**Exercise description**. Begin at the first line of the data and copy each line through the one containing "import pandas as pd", that line included, with no pictures.

**Given material**.
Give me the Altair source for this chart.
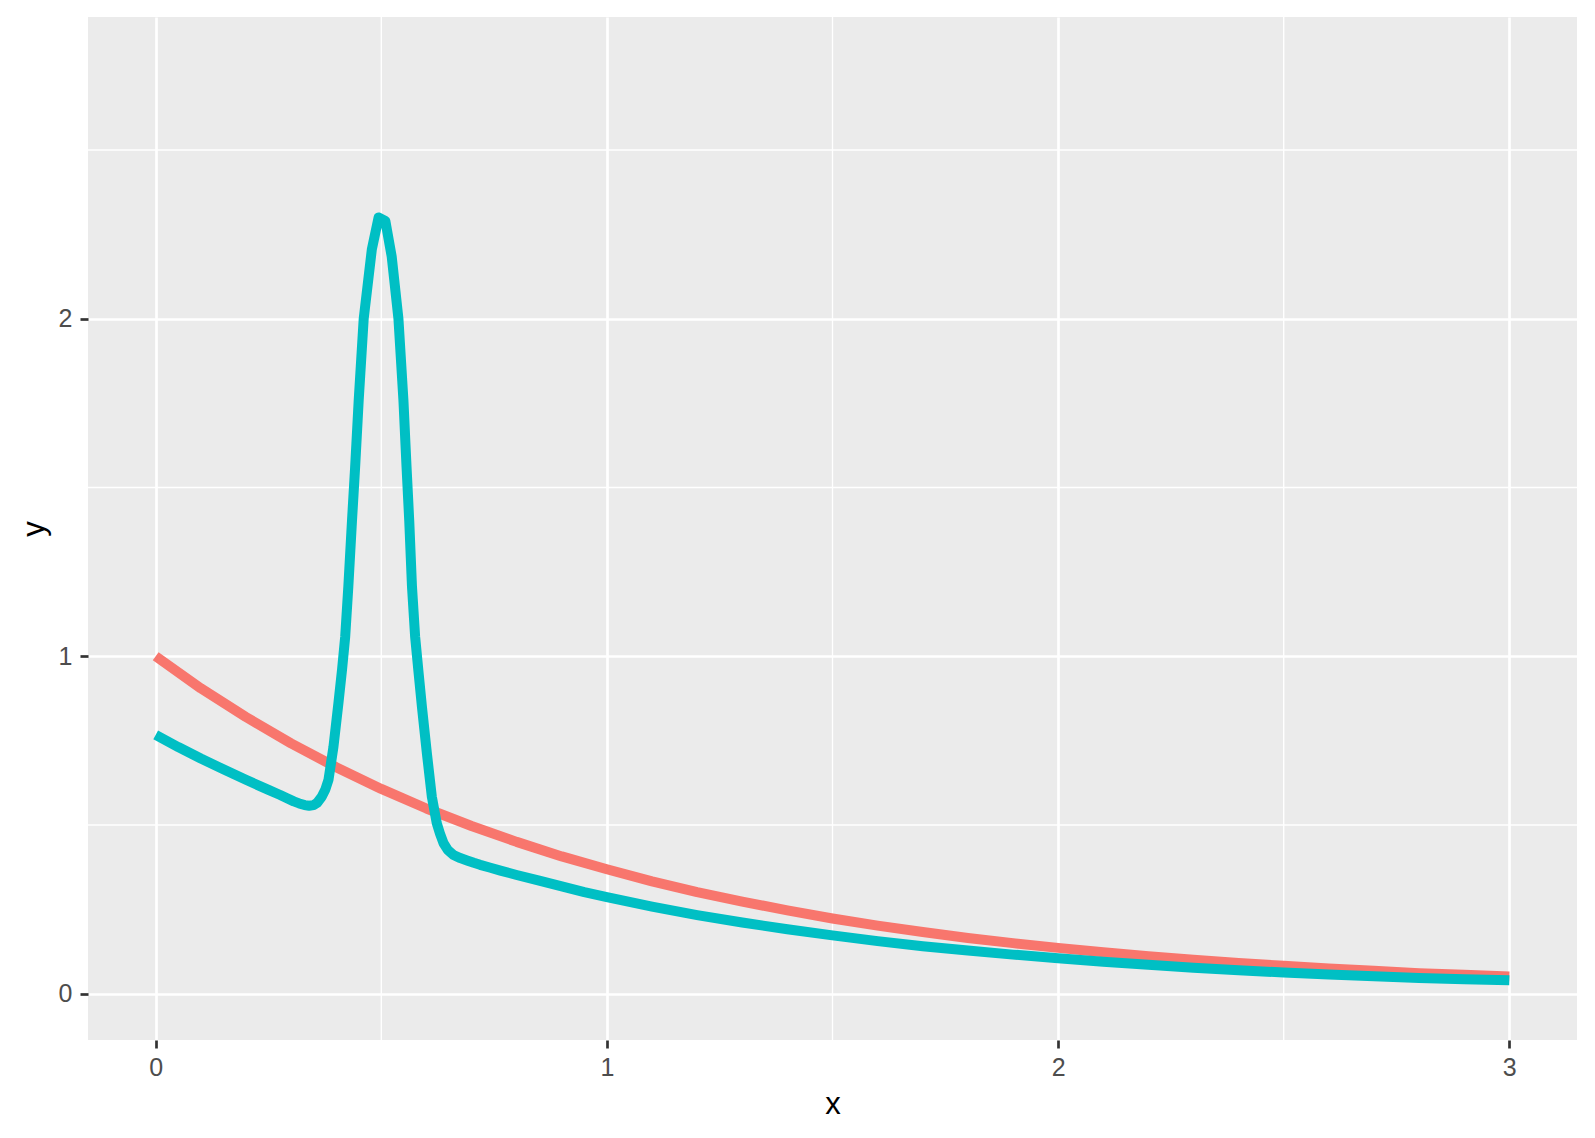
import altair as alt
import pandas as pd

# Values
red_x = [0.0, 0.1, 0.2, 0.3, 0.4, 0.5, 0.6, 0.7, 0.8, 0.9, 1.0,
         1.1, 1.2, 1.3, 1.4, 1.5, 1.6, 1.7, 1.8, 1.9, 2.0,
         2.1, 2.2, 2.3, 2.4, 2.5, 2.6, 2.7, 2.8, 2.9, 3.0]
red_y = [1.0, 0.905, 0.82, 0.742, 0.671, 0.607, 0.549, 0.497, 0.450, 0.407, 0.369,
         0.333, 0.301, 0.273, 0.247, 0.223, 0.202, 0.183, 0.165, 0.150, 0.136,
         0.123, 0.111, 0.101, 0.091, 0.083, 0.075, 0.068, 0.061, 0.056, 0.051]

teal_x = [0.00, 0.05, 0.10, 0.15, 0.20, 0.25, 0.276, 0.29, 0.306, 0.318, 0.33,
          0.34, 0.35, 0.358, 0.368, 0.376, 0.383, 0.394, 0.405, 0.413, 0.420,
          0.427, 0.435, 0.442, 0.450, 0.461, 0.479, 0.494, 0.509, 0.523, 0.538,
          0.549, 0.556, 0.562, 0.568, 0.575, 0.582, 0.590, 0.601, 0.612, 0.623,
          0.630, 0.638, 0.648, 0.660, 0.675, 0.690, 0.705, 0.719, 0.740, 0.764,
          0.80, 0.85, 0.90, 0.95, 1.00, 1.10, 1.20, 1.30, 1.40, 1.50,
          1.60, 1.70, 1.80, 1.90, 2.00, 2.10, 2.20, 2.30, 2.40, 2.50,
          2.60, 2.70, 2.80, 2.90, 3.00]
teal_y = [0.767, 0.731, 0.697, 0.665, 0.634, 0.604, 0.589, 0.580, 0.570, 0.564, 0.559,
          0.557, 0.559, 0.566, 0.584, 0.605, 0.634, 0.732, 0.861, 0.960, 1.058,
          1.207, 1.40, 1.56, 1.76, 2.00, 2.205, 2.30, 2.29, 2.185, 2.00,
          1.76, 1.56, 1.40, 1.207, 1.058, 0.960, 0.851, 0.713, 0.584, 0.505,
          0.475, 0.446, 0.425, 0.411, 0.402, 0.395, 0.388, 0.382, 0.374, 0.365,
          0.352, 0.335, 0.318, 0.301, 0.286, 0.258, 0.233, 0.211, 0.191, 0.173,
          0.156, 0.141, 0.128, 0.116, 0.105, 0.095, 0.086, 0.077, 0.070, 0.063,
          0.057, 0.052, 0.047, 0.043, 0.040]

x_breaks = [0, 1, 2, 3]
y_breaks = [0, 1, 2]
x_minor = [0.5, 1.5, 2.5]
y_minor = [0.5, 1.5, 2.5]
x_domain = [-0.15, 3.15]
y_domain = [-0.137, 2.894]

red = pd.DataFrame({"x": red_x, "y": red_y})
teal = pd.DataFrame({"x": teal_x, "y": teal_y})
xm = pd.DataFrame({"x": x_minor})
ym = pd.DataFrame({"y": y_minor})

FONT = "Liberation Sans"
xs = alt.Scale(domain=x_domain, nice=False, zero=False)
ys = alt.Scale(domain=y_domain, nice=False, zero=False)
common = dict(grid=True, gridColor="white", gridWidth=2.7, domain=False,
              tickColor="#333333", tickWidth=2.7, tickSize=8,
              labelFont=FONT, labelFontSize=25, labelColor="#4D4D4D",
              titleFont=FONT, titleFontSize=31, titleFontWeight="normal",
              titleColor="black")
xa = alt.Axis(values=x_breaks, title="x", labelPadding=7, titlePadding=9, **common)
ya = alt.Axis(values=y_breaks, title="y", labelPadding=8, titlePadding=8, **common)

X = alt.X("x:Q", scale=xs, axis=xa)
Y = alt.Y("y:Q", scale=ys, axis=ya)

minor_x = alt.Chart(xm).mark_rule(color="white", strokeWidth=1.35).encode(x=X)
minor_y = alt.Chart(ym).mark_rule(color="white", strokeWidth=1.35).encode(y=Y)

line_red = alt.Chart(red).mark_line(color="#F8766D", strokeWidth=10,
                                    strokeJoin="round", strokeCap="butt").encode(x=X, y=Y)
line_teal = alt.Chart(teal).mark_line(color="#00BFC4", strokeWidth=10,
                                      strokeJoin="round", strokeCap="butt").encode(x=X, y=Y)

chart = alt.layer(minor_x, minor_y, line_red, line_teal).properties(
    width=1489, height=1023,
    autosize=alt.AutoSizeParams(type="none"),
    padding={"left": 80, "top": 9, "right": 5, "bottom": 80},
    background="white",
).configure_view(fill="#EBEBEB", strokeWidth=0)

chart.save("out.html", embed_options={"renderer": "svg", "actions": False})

**Solution for this exercise**.
Give me the Altair source for this chart.
import altair as alt
import pandas as pd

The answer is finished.